[Start]

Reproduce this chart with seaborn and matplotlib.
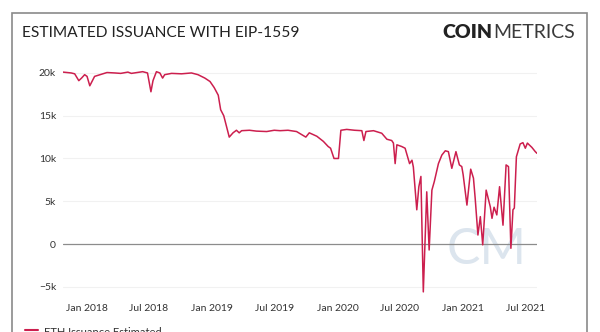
import matplotlib
matplotlib.use("Agg")
import matplotlib.pyplot as plt
from matplotlib.patches import Rectangle
import pandas as pd
import seaborn as sns

dates = [
    "2017-10-24", "2017-11-17", "2017-11-27", "2017-12-09", "2017-12-17", "2017-12-26",
    "2018-01-02", "2018-01-10", "2018-01-24", "2018-02-13", "2018-03-01", "2018-03-24",
    "2018-04-10", "2018-05-01", "2018-05-11", "2018-06-13", "2018-06-27", "2018-07-07",
    "2018-07-13", "2018-07-23", "2018-08-02", "2018-08-10", "2018-08-16", "2018-09-05",
    "2018-10-04", "2018-11-02", "2018-11-21", "2018-12-11", "2018-12-26", "2019-01-07",
    "2019-01-19", "2019-01-26", "2019-02-04", "2019-02-20", "2019-03-03", "2019-03-13",
    "2019-03-21", "2019-03-28", "2019-04-20", "2019-05-10", "2019-06-09", "2019-07-01",
    "2019-07-18", "2019-08-10", "2019-09-04", "2019-10-01", "2019-10-11", "2019-11-02",
    "2019-11-21", "2019-12-05", "2019-12-12", "2019-12-22", "2020-01-04", "2020-01-11",
    "2020-01-28", "2020-02-20", "2020-03-12", "2020-03-18", "2020-03-24", "2020-04-15",
    "2020-05-09", "2020-05-24", "2020-06-07", "2020-06-12", "2020-06-17", "2020-06-22",
    "2020-07-06", "2020-07-16", "2020-07-29", "2020-08-05", "2020-08-09", "2020-08-19",
    "2020-08-25", "2020-08-31", "2020-09-07", "2020-09-17", "2020-09-24", "2020-10-02",
    "2020-10-09", "2020-10-21", "2020-10-31", "2020-11-10", "2020-11-19", "2020-11-29",
    "2020-12-11", "2020-12-21", "2020-12-28", "2021-01-01", "2021-01-12", "2021-01-23",
    "2021-01-31", "2021-02-05", "2021-02-13", "2021-02-20", "2021-02-27", "2021-03-09",
    "2021-03-21", "2021-03-26", "2021-04-01", "2021-04-09", "2021-04-17", "2021-04-27",
    "2021-05-06", "2021-05-13", "2021-05-20", "2021-05-26", "2021-05-30", "2021-06-05",
    "2021-06-16", "2021-06-24", "2021-07-01", "2021-07-07", "2021-07-20", "2021-07-30",
    "2021-08-04",
]
issuance = [
    20100, 20000, 19900, 19100, 19400, 19800,
    19600, 18500, 19600, 19850, 20050, 20000,
    19950, 20100, 19950, 20150, 20000, 17800,
    19100, 20150, 20000, 19400, 19800, 19950,
    19900, 20000, 19800, 19400, 19000, 18300,
    17400, 15700, 15000, 12500, 13000, 13300,
    13000, 13250, 13300, 13200, 13150, 13300,
    13250, 13300, 13150, 12500, 13000, 12600,
    12000, 11400, 11200, 10000, 10000, 13300,
    13400, 13300, 13250, 12100, 13150, 13250,
    12950, 12250, 12100, 11800, 9400, 11600,
    11400, 11200, 9400, 9800, 9000, 4000,
    6700, 7900, -5600, 6100, -700, 6300,
    7300, 9400, 10400, 10900, 10800, 8850,
    10800, 9250, 9050, 8100, 4550, 8750,
    7700, 5350, 1050, 3200, -100, 6300,
    4350, 3000, 4300, 3400, 6700, 2200,
    9250, 9050, -500, 4000, 4200, 10200,
    11700, 11850, 11200, 11800, 11300, 10800,
    10600,
]

y_ticks = [-5000, 0, 5000, 10000, 15000, 20000]
y_tick_labels = ["\u22125k", "0", "5k", "10k", "15k", "20k"]
x_ticks = ["2018-01-01", "2018-07-01", "2019-01-01", "2019-07-01",
           "2020-01-01", "2020-07-01", "2021-01-01", "2021-07-01"]
x_tick_labels = ["Jan 2018", "Jul 2018", "Jan 2019", "Jul 2019",
                 "Jan 2020", "Jul 2020", "Jan 2021", "Jul 2021"]

title = "ESTIMATED ISSUANCE WITH EIP-1559"
series_name = "ETH Issuance Estimated"

df = pd.DataFrame({"date": pd.to_datetime(dates), "value": issuance})

sns.set_theme(style="white")
plt.rcParams["font.family"] = ["Lato", "DejaVu Sans"]

fig = plt.figure(figsize=(6.0, 3.32), dpi=100)
ax = fig.add_axes([0.105, 0.1105, 0.79, 0.6955])

# frame
fig.patches.append(Rectangle((12 / 600, -0.2), 575 / 600, 1.2 - 13 / 332,
                             transform=fig.transFigure, fill=False,
                             edgecolor="#8a8a8a", linewidth=1.2))

for t in y_ticks:
    if t != 0:
        ax.axhline(t, color="#f1f1f1", linewidth=0.8, zorder=0)
ax.axhline(0, color="#8c8c8c", linewidth=0.9, zorder=1)

# watermark
ax.text(pd.Timestamp("2021-03-10"), -700, "CM", fontsize=36, color="#dce5ee",
        ha="center", va="center", fontweight="normal", zorder=0)

sns.lineplot(data=df, x="date", y="value", ax=ax, color="#cc1f4e",
             linewidth=1.1, zorder=3, legend=False)

ax.set_xlim(df["date"].min(), df["date"].max())
ax.set_ylim(-6000, 21000)
ax.set_yticks(y_ticks)
ax.set_yticklabels(y_tick_labels)
ax.set_xticks(pd.to_datetime(x_ticks))
ax.set_xticklabels(x_tick_labels)
ax.tick_params(axis="both", length=0, labelsize=7.5, colors="#333333")
ax.tick_params(axis="y", pad=5)
ax.tick_params(axis="x", pad=6)
ax.set_xlabel("")
ax.set_ylabel("")
for s in ax.spines.values():
    s.set_visible(False)
ax.set_facecolor("none")

fig.text(22 / 600, 1 - 33 / 332, title, fontsize=11.2, color="#222222",
         ha="left", va="center")

# logo: COIN (bold) + METRICS (regular), right edge at x=575
renderer = fig.canvas.get_renderer()
t2 = fig.text(575 / 600, 1 - 33 / 332, "METRICS", fontsize=14, fontweight="normal",
              color="#3a3a3a", ha="right", va="center")
w2 = t2.get_window_extent(renderer).width
fig.text((575 - w2 - 1) / 600, 1 - 33 / 332, "COIN", fontsize=14, fontweight="heavy",
         color="#222222", ha="right", va="center")

# legend (cut off at the bottom edge, as in the source)
fig.lines.append(plt.Line2D([25 / 600, 38 / 600], [1 - 330 / 332] * 2,
                            transform=fig.transFigure, color="#cc1f4e", linewidth=1.5))
fig.text(44 / 600, 1 - 327 / 332, series_name, fontsize=8, color="#333333",
         ha="left", va="top")

fig.savefig("out.png", dpi=100)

[End]

◆ Task to carry out ◆
Leave out the pictures and restate, word for word, the lines from the top of the data through the line containing "import seaborn as sns", both included.

◆ Correct result ◆
Reproduce this chart with seaborn and matplotlib.
import matplotlib
matplotlib.use("Agg")
import matplotlib.pyplot as plt
from matplotlib.patches import Rectangle
import pandas as pd
import seaborn as sns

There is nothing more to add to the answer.